A survey, carried out from Monday until Wednesday last week, found that 39% of students in Years 6, 8 and 10 were using active travel – by bicycle, scooter or on foot – to get to school.

This was an 8% increase on the 2016 Young People’s Survey, which assesses the same year groups, which had only 31% of students travelling actively in May/June.

Overall, 3,159 students from 11 schools responded to the survey from all year groups, with results also showing an average of 39% of students used active travel to get to school.

That number increased in the afternoons, as 43% were travelling home by walking or cycling.

Primary schools saw 41% of pupils travelling to school actively and 45% going home actively.

Education, Sport & Culture, Environment & Infrastructure and the Health Improvement Commission worked together ahead of schools returning after lockdown to encourage students to walk and cycle.

The survey was overseen by the commission.

Alun Williams, its Be Active lead, said: ‘It is great to see an increase in active travel to school.


‘Walking or cycling to school is a great way to fit some physical activity into children’s and young people’s day.

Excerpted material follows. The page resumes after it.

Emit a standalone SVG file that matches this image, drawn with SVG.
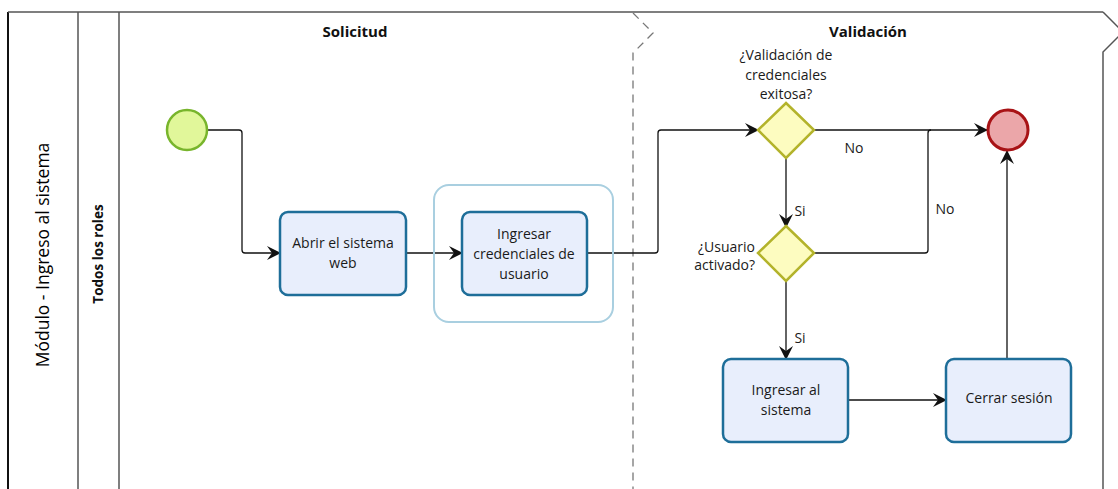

‘We think that the increase is probably a combination of factors – the increased importance that young people and families have placed on being active, flexible working, the support given by schools and the temporary infrastructure such as lower speed limits, drop and stride locations and staggered start and finish times.

‘This gives great insight into the factors which need to be sustained and extended if we want increased active travel to be part of our new normal.’

The first few days of the return to school saw about 50% of students choosing active travel.

The commission will be conducting another survey next month to assess the medium-term impact that can be expected.